* **TASK PROMPT**:
Begin with the line that contains "Give me the TikZ source for this diagram." and end with the line that contains "(twtx) at (161,317)": copy that span of lines exactly, and nothing outside it.

— START —

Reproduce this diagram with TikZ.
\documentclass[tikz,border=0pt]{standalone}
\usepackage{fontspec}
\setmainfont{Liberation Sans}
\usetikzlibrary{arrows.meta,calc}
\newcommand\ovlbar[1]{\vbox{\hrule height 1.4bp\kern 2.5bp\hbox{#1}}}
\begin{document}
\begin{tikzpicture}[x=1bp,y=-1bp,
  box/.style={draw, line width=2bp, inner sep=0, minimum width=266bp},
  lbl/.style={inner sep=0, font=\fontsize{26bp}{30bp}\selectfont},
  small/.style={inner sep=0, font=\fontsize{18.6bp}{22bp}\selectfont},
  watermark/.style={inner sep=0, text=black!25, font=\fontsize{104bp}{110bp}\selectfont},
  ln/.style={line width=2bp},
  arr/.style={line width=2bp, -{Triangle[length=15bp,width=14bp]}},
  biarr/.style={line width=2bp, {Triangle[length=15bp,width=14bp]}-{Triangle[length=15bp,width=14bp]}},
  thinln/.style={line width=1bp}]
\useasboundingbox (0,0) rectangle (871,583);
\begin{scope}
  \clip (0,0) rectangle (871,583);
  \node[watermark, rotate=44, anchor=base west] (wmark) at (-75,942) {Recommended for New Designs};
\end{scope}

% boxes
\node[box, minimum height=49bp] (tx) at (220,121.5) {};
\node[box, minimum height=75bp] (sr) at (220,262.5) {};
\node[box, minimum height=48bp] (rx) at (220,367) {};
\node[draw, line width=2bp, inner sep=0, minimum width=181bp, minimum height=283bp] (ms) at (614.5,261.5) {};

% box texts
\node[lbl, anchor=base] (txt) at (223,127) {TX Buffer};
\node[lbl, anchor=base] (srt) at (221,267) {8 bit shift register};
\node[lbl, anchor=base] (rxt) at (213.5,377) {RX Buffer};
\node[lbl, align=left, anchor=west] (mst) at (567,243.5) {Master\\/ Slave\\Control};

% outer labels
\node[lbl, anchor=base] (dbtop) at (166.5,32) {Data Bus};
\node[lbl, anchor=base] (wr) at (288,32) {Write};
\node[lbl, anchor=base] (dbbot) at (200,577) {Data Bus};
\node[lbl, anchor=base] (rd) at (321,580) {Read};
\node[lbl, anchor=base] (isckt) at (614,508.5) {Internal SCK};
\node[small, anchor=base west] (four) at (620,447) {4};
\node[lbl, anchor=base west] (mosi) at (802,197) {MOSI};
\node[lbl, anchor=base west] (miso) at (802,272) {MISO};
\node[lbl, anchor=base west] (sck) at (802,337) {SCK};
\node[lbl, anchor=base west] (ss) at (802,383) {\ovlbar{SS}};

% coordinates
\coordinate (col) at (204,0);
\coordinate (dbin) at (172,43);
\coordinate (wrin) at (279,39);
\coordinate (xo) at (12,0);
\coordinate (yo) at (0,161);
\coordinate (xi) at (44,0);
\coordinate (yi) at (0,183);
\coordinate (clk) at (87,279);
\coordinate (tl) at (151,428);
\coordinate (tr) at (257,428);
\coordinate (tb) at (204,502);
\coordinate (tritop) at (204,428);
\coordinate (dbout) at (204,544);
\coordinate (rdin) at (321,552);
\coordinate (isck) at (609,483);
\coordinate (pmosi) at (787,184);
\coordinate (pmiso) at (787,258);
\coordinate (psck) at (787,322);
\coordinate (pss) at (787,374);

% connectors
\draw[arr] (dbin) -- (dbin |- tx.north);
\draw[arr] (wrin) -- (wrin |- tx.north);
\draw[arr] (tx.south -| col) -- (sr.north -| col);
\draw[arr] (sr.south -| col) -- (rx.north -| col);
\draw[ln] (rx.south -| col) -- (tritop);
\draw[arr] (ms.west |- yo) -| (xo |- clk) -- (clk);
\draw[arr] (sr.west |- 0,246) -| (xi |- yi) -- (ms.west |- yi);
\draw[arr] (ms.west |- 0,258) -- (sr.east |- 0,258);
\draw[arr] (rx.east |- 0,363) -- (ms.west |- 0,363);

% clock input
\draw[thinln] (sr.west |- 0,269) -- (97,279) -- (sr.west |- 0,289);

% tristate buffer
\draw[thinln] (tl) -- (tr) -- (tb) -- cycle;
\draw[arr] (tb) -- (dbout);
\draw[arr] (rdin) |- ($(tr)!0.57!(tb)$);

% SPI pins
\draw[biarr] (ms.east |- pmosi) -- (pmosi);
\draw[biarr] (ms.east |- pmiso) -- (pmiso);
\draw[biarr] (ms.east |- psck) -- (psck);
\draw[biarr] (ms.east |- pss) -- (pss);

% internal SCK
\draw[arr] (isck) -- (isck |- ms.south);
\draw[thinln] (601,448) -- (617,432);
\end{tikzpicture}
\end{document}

— END —
— START —

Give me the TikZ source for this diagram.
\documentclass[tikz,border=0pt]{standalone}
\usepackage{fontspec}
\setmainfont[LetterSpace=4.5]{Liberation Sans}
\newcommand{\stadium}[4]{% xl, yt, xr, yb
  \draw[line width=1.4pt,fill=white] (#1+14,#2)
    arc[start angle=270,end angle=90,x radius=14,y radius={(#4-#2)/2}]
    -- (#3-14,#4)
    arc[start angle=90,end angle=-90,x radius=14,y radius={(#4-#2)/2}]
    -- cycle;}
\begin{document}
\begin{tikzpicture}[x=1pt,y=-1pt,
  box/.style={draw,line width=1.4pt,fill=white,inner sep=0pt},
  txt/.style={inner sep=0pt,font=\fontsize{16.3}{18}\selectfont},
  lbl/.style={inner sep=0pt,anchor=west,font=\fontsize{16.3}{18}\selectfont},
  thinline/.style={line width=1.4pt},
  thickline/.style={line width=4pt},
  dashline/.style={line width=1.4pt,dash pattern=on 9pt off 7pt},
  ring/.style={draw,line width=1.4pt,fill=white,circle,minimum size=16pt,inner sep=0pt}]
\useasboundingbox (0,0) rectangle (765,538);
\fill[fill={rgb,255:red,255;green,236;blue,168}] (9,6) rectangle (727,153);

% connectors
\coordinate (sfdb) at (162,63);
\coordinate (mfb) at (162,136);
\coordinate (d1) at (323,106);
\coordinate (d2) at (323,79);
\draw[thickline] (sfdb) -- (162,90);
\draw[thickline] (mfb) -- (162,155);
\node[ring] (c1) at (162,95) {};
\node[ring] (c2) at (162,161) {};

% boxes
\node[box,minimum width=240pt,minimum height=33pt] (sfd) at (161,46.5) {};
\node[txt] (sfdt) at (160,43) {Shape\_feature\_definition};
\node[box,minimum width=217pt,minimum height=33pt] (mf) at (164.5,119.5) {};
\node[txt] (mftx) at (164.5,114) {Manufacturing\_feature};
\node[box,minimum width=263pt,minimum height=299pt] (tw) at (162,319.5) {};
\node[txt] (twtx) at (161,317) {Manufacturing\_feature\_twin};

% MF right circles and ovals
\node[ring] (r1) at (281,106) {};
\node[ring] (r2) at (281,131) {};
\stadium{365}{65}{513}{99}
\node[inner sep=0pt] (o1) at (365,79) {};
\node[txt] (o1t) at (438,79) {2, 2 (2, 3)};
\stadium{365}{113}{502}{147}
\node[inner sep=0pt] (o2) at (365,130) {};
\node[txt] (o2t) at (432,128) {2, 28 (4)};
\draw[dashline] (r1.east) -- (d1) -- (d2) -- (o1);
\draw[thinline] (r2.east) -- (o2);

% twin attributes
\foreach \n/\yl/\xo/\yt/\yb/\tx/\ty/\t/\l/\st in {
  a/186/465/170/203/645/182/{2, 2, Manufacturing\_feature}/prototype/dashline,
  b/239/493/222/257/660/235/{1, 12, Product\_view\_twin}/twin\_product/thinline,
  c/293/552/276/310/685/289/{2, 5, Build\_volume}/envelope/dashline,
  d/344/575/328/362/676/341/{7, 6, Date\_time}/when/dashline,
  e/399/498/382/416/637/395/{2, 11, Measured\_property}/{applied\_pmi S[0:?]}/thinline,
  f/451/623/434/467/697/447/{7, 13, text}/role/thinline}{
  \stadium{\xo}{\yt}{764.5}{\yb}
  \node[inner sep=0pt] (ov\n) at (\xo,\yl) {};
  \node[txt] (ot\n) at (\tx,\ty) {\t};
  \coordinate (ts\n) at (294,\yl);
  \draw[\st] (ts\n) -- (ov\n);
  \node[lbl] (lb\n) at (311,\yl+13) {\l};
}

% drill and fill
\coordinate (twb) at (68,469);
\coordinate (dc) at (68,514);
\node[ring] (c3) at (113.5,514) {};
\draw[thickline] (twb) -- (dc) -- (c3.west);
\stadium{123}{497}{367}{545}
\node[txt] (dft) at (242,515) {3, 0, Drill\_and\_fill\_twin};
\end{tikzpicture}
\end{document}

— END —
— START —

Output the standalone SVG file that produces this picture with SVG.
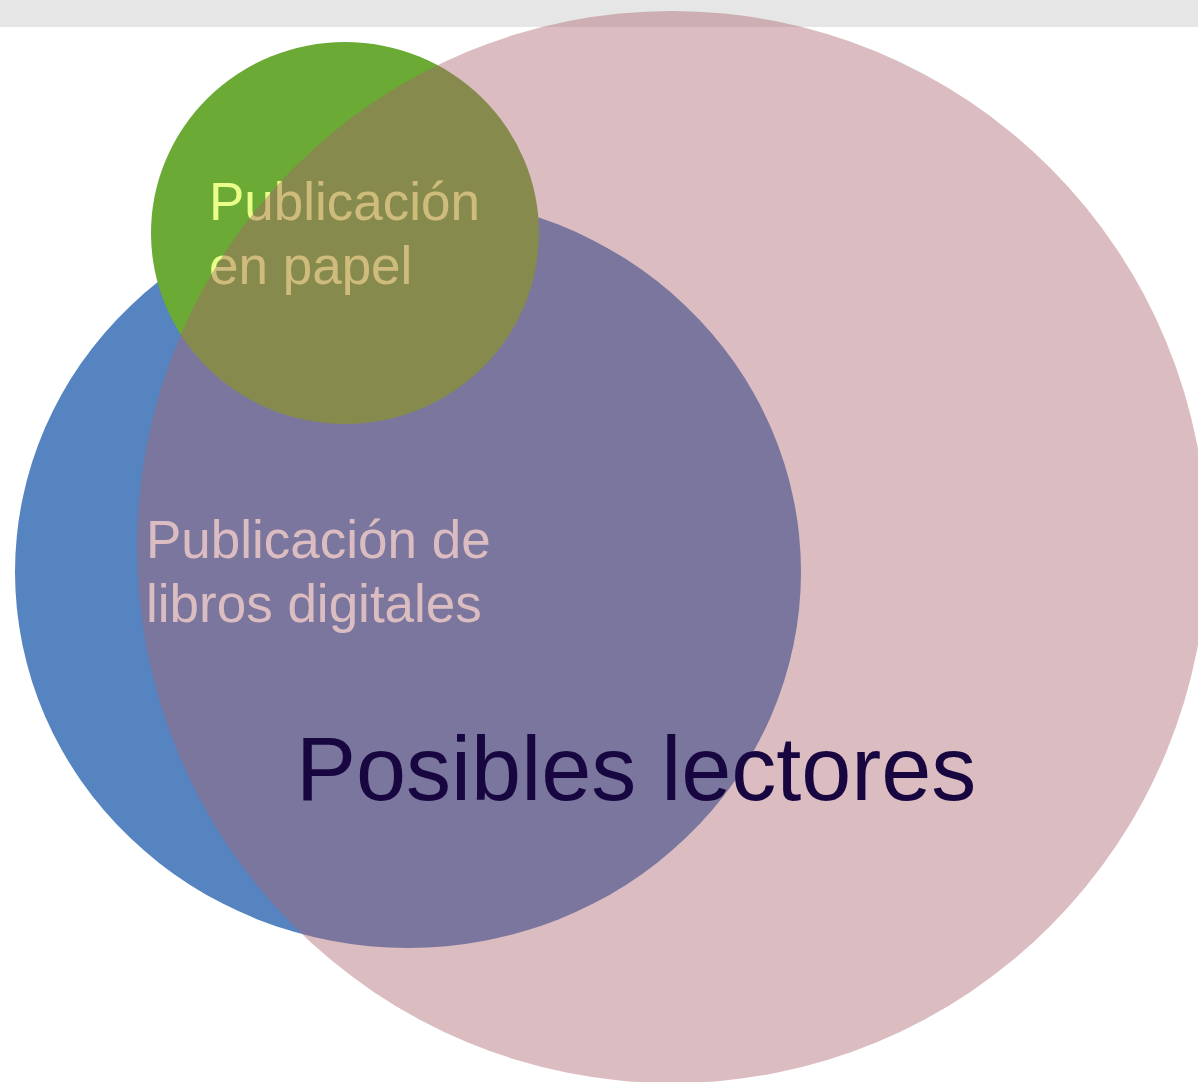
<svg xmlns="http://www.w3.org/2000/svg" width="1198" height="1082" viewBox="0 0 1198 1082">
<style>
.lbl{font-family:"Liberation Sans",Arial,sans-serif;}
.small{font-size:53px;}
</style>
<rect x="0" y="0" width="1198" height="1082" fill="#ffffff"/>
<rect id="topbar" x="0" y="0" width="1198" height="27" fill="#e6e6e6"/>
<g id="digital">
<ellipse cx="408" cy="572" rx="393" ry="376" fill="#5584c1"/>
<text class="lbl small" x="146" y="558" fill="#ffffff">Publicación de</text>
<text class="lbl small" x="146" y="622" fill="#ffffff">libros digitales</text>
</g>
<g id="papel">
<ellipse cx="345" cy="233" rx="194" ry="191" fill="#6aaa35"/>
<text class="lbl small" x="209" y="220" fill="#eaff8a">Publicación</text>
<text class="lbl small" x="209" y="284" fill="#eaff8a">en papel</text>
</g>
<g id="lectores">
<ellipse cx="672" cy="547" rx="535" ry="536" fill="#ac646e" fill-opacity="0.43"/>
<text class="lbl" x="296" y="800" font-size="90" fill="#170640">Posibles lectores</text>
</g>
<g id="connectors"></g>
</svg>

— END —

* **EXPECTED OUTPUT**:
Give me the TikZ source for this diagram.
\documentclass[tikz,border=0pt]{standalone}
\usepackage{fontspec}
\setmainfont[LetterSpace=4.5]{Liberation Sans}
\newcommand{\stadium}[4]{% xl, yt, xr, yb
  \draw[line width=1.4pt,fill=white] (#1+14,#2)
    arc[start angle=270,end angle=90,x radius=14,y radius={(#4-#2)/2}]
    -- (#3-14,#4)
    arc[start angle=90,end angle=-90,x radius=14,y radius={(#4-#2)/2}]
    -- cycle;}
\begin{document}
\begin{tikzpicture}[x=1pt,y=-1pt,
  box/.style={draw,line width=1.4pt,fill=white,inner sep=0pt},
  txt/.style={inner sep=0pt,font=\fontsize{16.3}{18}\selectfont},
  lbl/.style={inner sep=0pt,anchor=west,font=\fontsize{16.3}{18}\selectfont},
  thinline/.style={line width=1.4pt},
  thickline/.style={line width=4pt},
  dashline/.style={line width=1.4pt,dash pattern=on 9pt off 7pt},
  ring/.style={draw,line width=1.4pt,fill=white,circle,minimum size=16pt,inner sep=0pt}]
\useasboundingbox (0,0) rectangle (765,538);
\fill[fill={rgb,255:red,255;green,236;blue,168}] (9,6) rectangle (727,153);

% connectors
\coordinate (sfdb) at (162,63);
\coordinate (mfb) at (162,136);
\coordinate (d1) at (323,106);
\coordinate (d2) at (323,79);
\draw[thickline] (sfdb) -- (162,90);
\draw[thickline] (mfb) -- (162,155);
\node[ring] (c1) at (162,95) {};
\node[ring] (c2) at (162,161) {};

% boxes
\node[box,minimum width=240pt,minimum height=33pt] (sfd) at (161,46.5) {};
\node[txt] (sfdt) at (160,43) {Shape\_feature\_definition};
\node[box,minimum width=217pt,minimum height=33pt] (mf) at (164.5,119.5) {};
\node[txt] (mftx) at (164.5,114) {Manufacturing\_feature};
\node[box,minimum width=263pt,minimum height=299pt] (tw) at (162,319.5) {};
\node[txt] (twtx) at (161,317) {Manufacturing\_feature\_twin};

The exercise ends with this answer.